Data listing:

_ _ _ _ _

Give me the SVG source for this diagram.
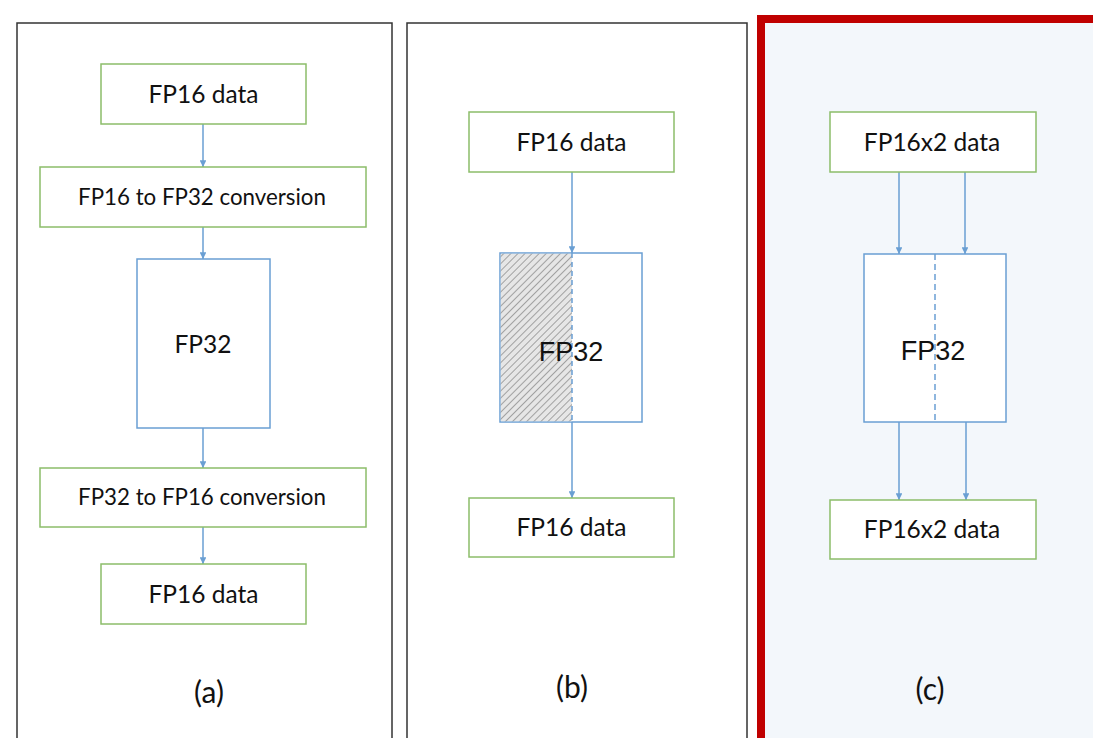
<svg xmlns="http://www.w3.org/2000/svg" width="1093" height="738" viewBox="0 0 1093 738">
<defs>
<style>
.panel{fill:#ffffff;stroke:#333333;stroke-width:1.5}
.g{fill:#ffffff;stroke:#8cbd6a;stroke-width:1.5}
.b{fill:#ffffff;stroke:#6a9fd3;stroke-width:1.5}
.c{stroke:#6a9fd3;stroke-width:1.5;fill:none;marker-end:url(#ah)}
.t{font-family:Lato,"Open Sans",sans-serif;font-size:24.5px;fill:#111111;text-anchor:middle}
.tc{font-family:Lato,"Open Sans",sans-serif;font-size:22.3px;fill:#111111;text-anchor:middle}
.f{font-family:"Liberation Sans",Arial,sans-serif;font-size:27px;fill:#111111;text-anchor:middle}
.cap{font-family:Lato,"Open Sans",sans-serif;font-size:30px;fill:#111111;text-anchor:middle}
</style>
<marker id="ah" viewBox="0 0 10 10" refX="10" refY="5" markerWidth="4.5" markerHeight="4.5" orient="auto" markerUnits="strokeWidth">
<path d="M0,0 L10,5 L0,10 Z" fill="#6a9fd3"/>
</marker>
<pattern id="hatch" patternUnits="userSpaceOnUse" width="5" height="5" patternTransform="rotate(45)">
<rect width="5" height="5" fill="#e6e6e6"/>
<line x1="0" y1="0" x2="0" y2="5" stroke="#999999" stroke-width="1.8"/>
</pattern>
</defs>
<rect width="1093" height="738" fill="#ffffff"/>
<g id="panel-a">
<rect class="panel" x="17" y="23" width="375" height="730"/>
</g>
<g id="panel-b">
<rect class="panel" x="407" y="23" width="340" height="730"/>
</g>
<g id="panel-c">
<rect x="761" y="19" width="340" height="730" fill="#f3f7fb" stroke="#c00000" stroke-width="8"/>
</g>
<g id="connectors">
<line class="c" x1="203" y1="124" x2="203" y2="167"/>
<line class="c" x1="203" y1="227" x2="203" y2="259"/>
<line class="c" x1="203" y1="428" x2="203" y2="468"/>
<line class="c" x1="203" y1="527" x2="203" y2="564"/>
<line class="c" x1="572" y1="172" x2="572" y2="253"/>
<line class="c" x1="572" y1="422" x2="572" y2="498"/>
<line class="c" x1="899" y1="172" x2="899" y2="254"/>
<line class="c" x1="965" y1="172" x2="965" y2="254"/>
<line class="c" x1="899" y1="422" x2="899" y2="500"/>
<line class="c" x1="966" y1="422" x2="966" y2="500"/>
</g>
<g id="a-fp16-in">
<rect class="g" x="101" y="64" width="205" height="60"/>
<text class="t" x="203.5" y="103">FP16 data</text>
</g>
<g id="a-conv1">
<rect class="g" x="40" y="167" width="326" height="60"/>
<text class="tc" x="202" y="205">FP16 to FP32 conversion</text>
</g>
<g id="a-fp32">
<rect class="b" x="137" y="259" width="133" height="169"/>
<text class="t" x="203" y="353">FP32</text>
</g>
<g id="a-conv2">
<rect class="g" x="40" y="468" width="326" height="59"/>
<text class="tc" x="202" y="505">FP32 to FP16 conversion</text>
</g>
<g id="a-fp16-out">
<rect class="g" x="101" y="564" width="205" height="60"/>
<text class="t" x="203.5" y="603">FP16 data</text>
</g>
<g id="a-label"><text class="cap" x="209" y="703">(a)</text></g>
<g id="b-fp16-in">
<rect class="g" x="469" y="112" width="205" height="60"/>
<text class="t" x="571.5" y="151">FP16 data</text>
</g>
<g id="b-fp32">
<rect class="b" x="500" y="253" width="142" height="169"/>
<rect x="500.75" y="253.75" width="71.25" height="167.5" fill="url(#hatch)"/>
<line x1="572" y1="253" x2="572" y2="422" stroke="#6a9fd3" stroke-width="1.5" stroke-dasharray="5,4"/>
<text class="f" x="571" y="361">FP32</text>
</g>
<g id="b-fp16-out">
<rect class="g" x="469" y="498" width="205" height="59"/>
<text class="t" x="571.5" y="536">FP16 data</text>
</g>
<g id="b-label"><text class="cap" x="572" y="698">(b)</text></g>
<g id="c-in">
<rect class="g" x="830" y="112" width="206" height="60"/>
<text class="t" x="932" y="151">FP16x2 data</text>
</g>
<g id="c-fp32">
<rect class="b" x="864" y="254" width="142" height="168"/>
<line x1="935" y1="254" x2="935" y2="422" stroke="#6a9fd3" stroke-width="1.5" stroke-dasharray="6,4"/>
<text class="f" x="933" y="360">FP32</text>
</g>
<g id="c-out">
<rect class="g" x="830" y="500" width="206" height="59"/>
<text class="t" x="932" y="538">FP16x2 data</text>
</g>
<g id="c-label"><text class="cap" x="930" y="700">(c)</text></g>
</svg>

_ _ _ _ _

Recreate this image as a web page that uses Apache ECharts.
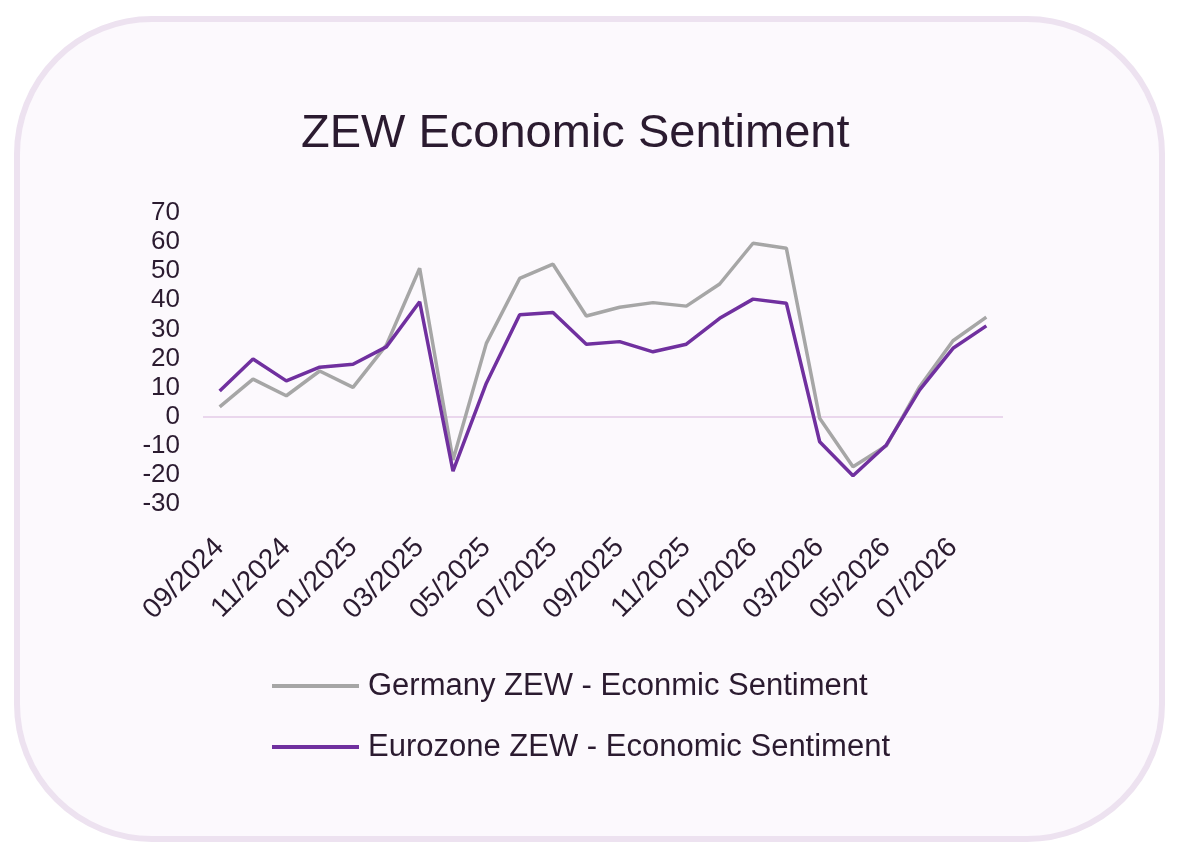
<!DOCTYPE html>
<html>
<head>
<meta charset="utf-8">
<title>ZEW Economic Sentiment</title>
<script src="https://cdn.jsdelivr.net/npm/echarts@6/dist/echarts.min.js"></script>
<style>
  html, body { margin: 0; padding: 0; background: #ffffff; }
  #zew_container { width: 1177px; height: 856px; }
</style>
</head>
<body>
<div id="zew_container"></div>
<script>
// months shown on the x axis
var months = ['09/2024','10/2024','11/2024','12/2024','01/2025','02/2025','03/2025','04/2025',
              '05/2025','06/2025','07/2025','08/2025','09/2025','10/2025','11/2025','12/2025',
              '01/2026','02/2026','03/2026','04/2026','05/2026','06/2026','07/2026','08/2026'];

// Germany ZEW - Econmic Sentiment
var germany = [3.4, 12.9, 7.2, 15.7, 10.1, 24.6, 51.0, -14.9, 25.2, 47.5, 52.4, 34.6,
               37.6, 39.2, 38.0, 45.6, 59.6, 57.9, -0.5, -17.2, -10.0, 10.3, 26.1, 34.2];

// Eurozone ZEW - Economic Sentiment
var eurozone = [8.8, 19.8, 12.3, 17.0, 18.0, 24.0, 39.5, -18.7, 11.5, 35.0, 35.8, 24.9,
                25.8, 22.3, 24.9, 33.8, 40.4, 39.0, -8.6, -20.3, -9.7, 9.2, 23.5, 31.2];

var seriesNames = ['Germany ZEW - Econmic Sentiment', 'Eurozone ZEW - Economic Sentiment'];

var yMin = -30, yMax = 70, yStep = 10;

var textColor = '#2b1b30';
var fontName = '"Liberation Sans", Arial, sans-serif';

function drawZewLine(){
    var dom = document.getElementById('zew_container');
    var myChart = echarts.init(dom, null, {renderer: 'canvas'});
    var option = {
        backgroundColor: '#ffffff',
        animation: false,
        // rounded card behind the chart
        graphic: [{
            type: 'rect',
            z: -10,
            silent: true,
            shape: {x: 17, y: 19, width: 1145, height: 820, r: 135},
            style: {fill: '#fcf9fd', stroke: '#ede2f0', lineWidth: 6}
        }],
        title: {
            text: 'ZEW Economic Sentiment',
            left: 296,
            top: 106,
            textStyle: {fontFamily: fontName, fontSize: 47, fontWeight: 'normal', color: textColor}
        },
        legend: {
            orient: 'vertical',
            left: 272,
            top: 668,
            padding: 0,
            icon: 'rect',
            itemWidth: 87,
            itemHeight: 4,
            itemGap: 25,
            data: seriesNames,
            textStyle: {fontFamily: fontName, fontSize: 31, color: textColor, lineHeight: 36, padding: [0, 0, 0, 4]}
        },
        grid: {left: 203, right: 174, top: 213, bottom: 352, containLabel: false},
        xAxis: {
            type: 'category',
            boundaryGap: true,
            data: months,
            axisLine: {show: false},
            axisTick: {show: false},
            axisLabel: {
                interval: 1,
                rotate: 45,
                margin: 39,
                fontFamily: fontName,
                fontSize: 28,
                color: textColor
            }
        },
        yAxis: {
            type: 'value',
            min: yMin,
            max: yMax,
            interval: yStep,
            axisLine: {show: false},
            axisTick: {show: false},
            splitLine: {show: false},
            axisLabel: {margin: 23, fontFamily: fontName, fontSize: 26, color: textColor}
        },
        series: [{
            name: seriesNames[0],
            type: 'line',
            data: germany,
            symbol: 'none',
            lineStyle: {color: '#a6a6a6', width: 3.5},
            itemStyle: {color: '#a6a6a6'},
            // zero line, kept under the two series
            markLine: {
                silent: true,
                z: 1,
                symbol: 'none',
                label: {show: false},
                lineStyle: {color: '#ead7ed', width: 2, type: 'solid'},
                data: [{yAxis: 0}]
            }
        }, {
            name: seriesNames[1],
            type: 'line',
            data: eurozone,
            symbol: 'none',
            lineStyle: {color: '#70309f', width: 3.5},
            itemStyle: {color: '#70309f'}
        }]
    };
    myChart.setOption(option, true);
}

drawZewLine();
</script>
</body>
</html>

_ _ _ _ _

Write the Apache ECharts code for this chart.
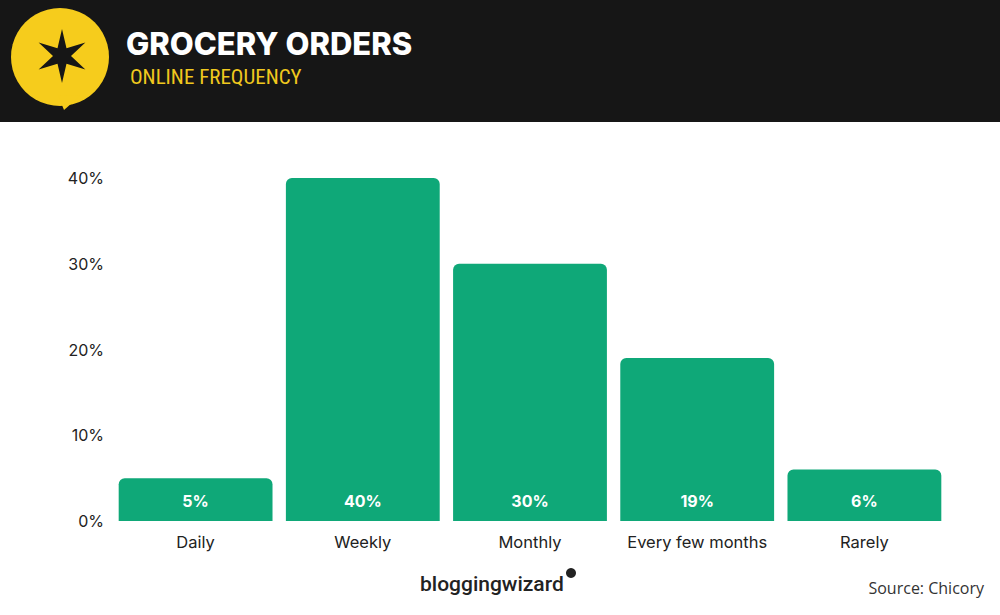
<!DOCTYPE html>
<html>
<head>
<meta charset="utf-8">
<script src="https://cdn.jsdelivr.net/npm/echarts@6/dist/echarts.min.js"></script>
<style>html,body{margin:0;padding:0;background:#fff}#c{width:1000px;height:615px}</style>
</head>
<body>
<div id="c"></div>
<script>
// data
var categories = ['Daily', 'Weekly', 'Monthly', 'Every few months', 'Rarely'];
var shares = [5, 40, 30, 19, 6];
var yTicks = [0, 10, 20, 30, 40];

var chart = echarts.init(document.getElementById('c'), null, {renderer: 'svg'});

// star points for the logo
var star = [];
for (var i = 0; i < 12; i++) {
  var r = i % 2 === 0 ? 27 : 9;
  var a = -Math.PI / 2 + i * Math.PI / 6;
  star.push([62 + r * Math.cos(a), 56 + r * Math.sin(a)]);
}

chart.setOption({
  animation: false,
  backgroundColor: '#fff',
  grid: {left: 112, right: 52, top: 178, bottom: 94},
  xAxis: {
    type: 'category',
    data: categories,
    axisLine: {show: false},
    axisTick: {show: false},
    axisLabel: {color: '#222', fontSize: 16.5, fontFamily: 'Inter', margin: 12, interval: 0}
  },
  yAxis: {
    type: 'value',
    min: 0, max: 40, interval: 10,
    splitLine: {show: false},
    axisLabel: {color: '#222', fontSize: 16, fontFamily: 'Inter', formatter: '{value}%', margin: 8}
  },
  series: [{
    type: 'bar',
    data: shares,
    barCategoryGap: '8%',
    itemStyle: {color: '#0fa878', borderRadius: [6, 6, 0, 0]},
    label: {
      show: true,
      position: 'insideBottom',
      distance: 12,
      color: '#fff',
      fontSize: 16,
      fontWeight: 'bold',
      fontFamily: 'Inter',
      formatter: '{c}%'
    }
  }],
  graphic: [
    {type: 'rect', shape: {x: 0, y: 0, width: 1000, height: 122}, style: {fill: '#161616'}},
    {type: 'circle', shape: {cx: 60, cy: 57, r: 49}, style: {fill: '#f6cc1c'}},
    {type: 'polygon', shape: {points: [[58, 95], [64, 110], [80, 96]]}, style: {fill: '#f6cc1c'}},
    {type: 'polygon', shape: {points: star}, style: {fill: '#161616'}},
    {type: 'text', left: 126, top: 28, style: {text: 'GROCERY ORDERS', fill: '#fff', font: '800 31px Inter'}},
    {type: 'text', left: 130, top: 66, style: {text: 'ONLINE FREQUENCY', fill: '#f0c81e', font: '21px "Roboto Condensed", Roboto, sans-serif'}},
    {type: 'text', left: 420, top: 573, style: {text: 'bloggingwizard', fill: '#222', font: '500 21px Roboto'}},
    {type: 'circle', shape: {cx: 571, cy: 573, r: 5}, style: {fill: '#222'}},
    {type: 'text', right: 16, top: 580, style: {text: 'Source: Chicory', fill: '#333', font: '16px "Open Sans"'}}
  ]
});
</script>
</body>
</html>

_ _ _ _ _

Work to do:
Locate the word "Apache" in the data above. Copy every line carrying it.

Result below:
Recreate this image as a web page that uses Apache ECharts.
Write the Apache ECharts code for this chart.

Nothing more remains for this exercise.